____ RECORDS FOR THE TASK

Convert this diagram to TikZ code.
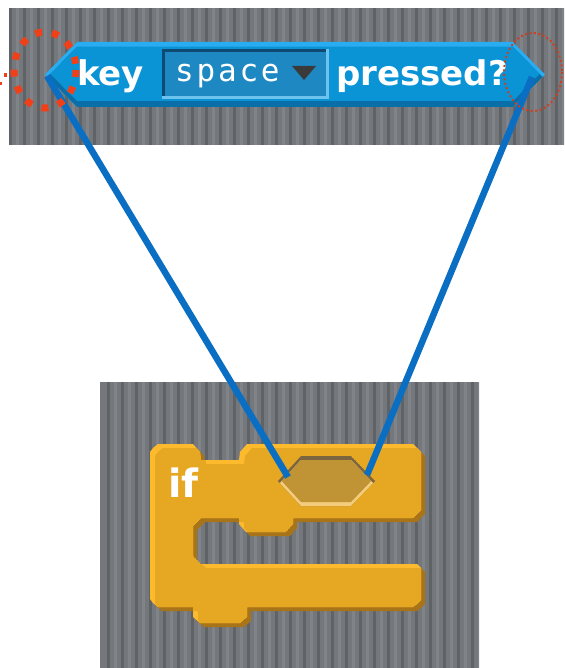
\documentclass[tikz,border=0pt]{standalone}
\usepackage{fontspec}
\setmainfont{DejaVu Sans}
\newfontfamily\pixmono{DejaVu Sans Mono}[LetterSpace=9]
\usetikzlibrary{calc}

\definecolor{panelgray}{HTML}{74777B}
\definecolor{stripedark}{HTML}{606366}
\definecolor{stripelight}{HTML}{808387}
\definecolor{keymain}{HTML}{0A94D6}
\definecolor{keylight}{HTML}{29ADF2}
\definecolor{keydark}{HTML}{0A6FA8}
\definecolor{menufill}{HTML}{1E88C2}
\definecolor{menudark}{HTML}{0E4A73}
\definecolor{menulight}{HTML}{6EC3EE}
\definecolor{menuarrow}{HTML}{3A3A3A}
\definecolor{ifmain}{HTML}{E6A822}
\definecolor{iflight}{HTML}{FDBA2C}
\definecolor{ifshadow}{HTML}{A8741A}
\definecolor{slotmain}{HTML}{C09334}
\definecolor{slotdark}{HTML}{7B6640}
\definecolor{slotlight}{HTML}{F4CD7C}
\definecolor{linkblue}{HTML}{0A6FC2}
\definecolor{markred}{HTML}{F0401A}

\def\keypath{(77,42) -- (513,42) -- (545,74.5) -- (513,107) -- (77,107) -- (45,74.5) -- cycle}
\def\ifpath{(150,452) -- (153,448) -- (158,444) -- (193,444) -- (200,452) -- (201,460) -- (239,460) -- (240,452) -- (247,444) -- (413,444) -- (417,448) -- (421,452) -- (421,510) -- (417,514) -- (413,518) -- (293,518) -- (293,524) -- (286,532) -- (246,532) -- (239,524) -- (239,518) -- (201,518) -- (197,522) -- (193,526) -- (193,556) -- (197,560) -- (201,564) -- (417,564) -- (421,568) -- (421,600) -- (417,604) -- (413,607) -- (247,607) -- (247,617) -- (240,623) -- (200,623) -- (193,617) -- (193,607) -- (158,607) -- (153,603) -- (150,599) -- cycle}
\def\slotpath{(301,456) -- (351,456) -- (375,481) -- (351,506) -- (301,506) -- (278,481) -- cycle}

\begin{document}
\begin{tikzpicture}[
    x=1pt, y=-1pt,
    lbl/.style={text=white, inner sep=0pt, anchor=base west, font=\fontsize{34}{34}\selectfont\bfseries},
    menutext/.style={text=white, inner sep=0pt, anchor=base west, font=\fontsize{31}{31}\selectfont\pixmono},
    link/.style={draw=linkblue, line width=6.5pt},
    bigring/.style={draw=markred, line width=7pt, dash pattern=on 7pt off 10pt},
    thinring/.style={draw=markred!90!black, line width=1.8pt, dash pattern=on 2pt off 2.5pt}
]
    \useasboundingbox (0,0) rectangle (564,668);

    % Panels
    \begin{scope}
        \clip (9,8) rectangle (564,145);
        \fill[panelgray] (9,8) rectangle (564,145);
        \foreach \i in {0,...,40} {
            \fill[stripedark] ({9+14*\i},8) rectangle ++(3,137);
            \fill[stripelight] ({16+14*\i},8) rectangle ++(3,137);
        }
    \end{scope}
    \begin{scope}
        \clip (100,382) rectangle (479,668);
        \fill[panelgray] (100,382) rectangle (479,668);
        \foreach \i in {0,...,27} {
            \fill[stripedark] ({107+14*\i},382) rectangle ++(3,286);
            \fill[stripelight] ({114+14*\i},382) rectangle ++(3,286);
        }
    \end{scope}

    % Reporter block
    \begin{scope}
        \clip \keypath;
        \fill[keylight] \keypath;
        \clip[shift={(0,5)}] \keypath;
        \fill[keydark] \keypath;
        \clip[shift={(0,-6)}] \keypath;
        \fill[keymain] \keypath;
    \end{scope}
    \fill[menulight] (162,49) rectangle (329,99);
    \fill[menudark] (162,49) rectangle (326,96);
    \fill[menufill] (165,52) rectangle (326,96);
    \fill[menuarrow] (292,66) -- (316,66) -- (304,80) -- cycle;

    \node[lbl] (key) at (77,86) {key};
    \node[menutext] (space) at (175,82) {space};
    \node[lbl] (pressed) at (336,86) {pressed?};

    % If block
    \fill[ifshadow, shift={(4,4)}] \ifpath;
    \begin{scope}
        \clip \ifpath;
        \fill[iflight] \ifpath;
        \clip[shift={(5,4)}] \ifpath;
        \fill[ifmain] \ifpath;
    \end{scope}
    \begin{scope}
        \clip \slotpath;
        \fill[slotdark] \slotpath;
        \clip[shift={(0,4)}] \slotpath;
        \fill[slotlight] \slotpath;
        \clip[shift={(0,-4)}] \slotpath;
        \fill[slotmain] \slotpath;
    \end{scope}

    \node[lbl, font=\fontsize{39}{39}\selectfont\bfseries] (if) at (168,497) {if};

    % Links
    \coordinate (keyL) at (47,76);
    \coordinate (keyR) at (532,77);
    \coordinate (slotL) at (288,477);
    \coordinate (slotR) at (367,475);
    \draw[link] (keyL) -- (slotL);
    \draw[link] (keyR) -- (slotR);

    % Marks
    \draw[bigring] (45,70) ellipse [x radius=31, y radius=38];
    \fill[markred] (4,73) rectangle (7,77);
    \fill[markred] (0,82) rectangle (2,85);
    \draw[thinring] (533,72) ellipse [x radius=29, y radius=39];
\end{tikzpicture}
\end{document}
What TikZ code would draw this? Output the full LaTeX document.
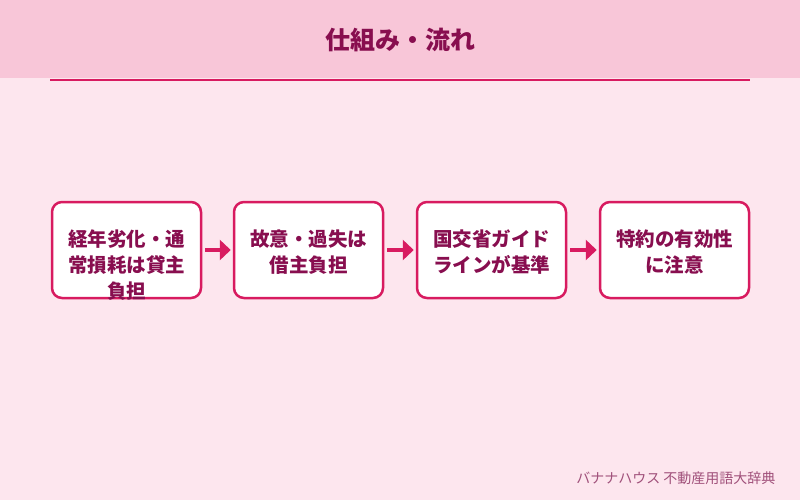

________

▶ [TO BE DONE] Give the entries again without a single change, but with no pictures.

▶ [TASK SOLUTION]
Convert this diagram to TikZ code.
\documentclass[tikz,border=0pt]{standalone}
\usepackage{fontspec}
\setmainfont{DejaVu Sans}
\newfontfamily\pixmono{DejaVu Sans Mono}[LetterSpace=9]
\usetikzlibrary{calc}

\definecolor{panelgray}{HTML}{74777B}
\definecolor{stripedark}{HTML}{606366}
\definecolor{stripelight}{HTML}{808387}
\definecolor{keymain}{HTML}{0A94D6}
\definecolor{keylight}{HTML}{29ADF2}
\definecolor{keydark}{HTML}{0A6FA8}
\definecolor{menufill}{HTML}{1E88C2}
\definecolor{menudark}{HTML}{0E4A73}
\definecolor{menulight}{HTML}{6EC3EE}
\definecolor{menuarrow}{HTML}{3A3A3A}
\definecolor{ifmain}{HTML}{E6A822}
\definecolor{iflight}{HTML}{FDBA2C}
\definecolor{ifshadow}{HTML}{A8741A}
\definecolor{slotmain}{HTML}{C09334}
\definecolor{slotdark}{HTML}{7B6640}
\definecolor{slotlight}{HTML}{F4CD7C}
\definecolor{linkblue}{HTML}{0A6FC2}
\definecolor{markred}{HTML}{F0401A}

\def\keypath{(77,42) -- (513,42) -- (545,74.5) -- (513,107) -- (77,107) -- (45,74.5) -- cycle}
\def\ifpath{(150,452) -- (153,448) -- (158,444) -- (193,444) -- (200,452) -- (201,460) -- (239,460) -- (240,452) -- (247,444) -- (413,444) -- (417,448) -- (421,452) -- (421,510) -- (417,514) -- (413,518) -- (293,518) -- (293,524) -- (286,532) -- (246,532) -- (239,524) -- (239,518) -- (201,518) -- (197,522) -- (193,526) -- (193,556) -- (197,560) -- (201,564) -- (417,564) -- (421,568) -- (421,600) -- (417,604) -- (413,607) -- (247,607) -- (247,617) -- (240,623) -- (200,623) -- (193,617) -- (193,607) -- (158,607) -- (153,603) -- (150,599) -- cycle}
\def\slotpath{(301,456) -- (351,456) -- (375,481) -- (351,506) -- (301,506) -- (278,481) -- cycle}

\begin{document}
\begin{tikzpicture}[
    x=1pt, y=-1pt,
    lbl/.style={text=white, inner sep=0pt, anchor=base west, font=\fontsize{34}{34}\selectfont\bfseries},
    menutext/.style={text=white, inner sep=0pt, anchor=base west, font=\fontsize{31}{31}\selectfont\pixmono},
    link/.style={draw=linkblue, line width=6.5pt},
    bigring/.style={draw=markred, line width=7pt, dash pattern=on 7pt off 10pt},
    thinring/.style={draw=markred!90!black, line width=1.8pt, dash pattern=on 2pt off 2.5pt}
]
    \useasboundingbox (0,0) rectangle (564,668);

    % Panels
    \begin{scope}
        \clip (9,8) rectangle (564,145);
        \fill[panelgray] (9,8) rectangle (564,145);
        \foreach \i in {0,...,40} {
            \fill[stripedark] ({9+14*\i},8) rectangle ++(3,137);
            \fill[stripelight] ({16+14*\i},8) rectangle ++(3,137);
        }
    \end{scope}
    \begin{scope}
        \clip (100,382) rectangle (479,668);
        \fill[panelgray] (100,382) rectangle (479,668);
        \foreach \i in {0,...,27} {
            \fill[stripedark] ({107+14*\i},382) rectangle ++(3,286);
            \fill[stripelight] ({114+14*\i},382) rectangle ++(3,286);
        }
    \end{scope}

    % Reporter block
    \begin{scope}
        \clip \keypath;
        \fill[keylight] \keypath;
        \clip[shift={(0,5)}] \keypath;
        \fill[keydark] \keypath;
        \clip[shift={(0,-6)}] \keypath;
        \fill[keymain] \keypath;
    \end{scope}
    \fill[menulight] (162,49) rectangle (329,99);
    \fill[menudark] (162,49) rectangle (326,96);
    \fill[menufill] (165,52) rectangle (326,96);
    \fill[menuarrow] (292,66) -- (316,66) -- (304,80) -- cycle;

    \node[lbl] (key) at (77,86) {key};
    \node[menutext] (space) at (175,82) {space};
    \node[lbl] (pressed) at (336,86) {pressed?};

    % If block
    \fill[ifshadow, shift={(4,4)}] \ifpath;
    \begin{scope}
        \clip \ifpath;
        \fill[iflight] \ifpath;
        \clip[shift={(5,4)}] \ifpath;
        \fill[ifmain] \ifpath;
    \end{scope}
    \begin{scope}
        \clip \slotpath;
        \fill[slotdark] \slotpath;
        \clip[shift={(0,4)}] \slotpath;
        \fill[slotlight] \slotpath;
        \clip[shift={(0,-4)}] \slotpath;
        \fill[slotmain] \slotpath;
    \end{scope}

    \node[lbl, font=\fontsize{39}{39}\selectfont\bfseries] (if) at (168,497) {if};

    % Links
    \coordinate (keyL) at (47,76);
    \coordinate (keyR) at (532,77);
    \coordinate (slotL) at (288,477);
    \coordinate (slotR) at (367,475);
    \draw[link] (keyL) -- (slotL);
    \draw[link] (keyR) -- (slotR);

    % Marks
    \draw[bigring] (45,70) ellipse [x radius=31, y radius=38];
    \fill[markred] (4,73) rectangle (7,77);
    \fill[markred] (0,82) rectangle (2,85);
    \draw[thinring] (533,72) ellipse [x radius=29, y radius=39];
\end{tikzpicture}
\end{document}
What TikZ code would draw this? Output the full LaTeX document.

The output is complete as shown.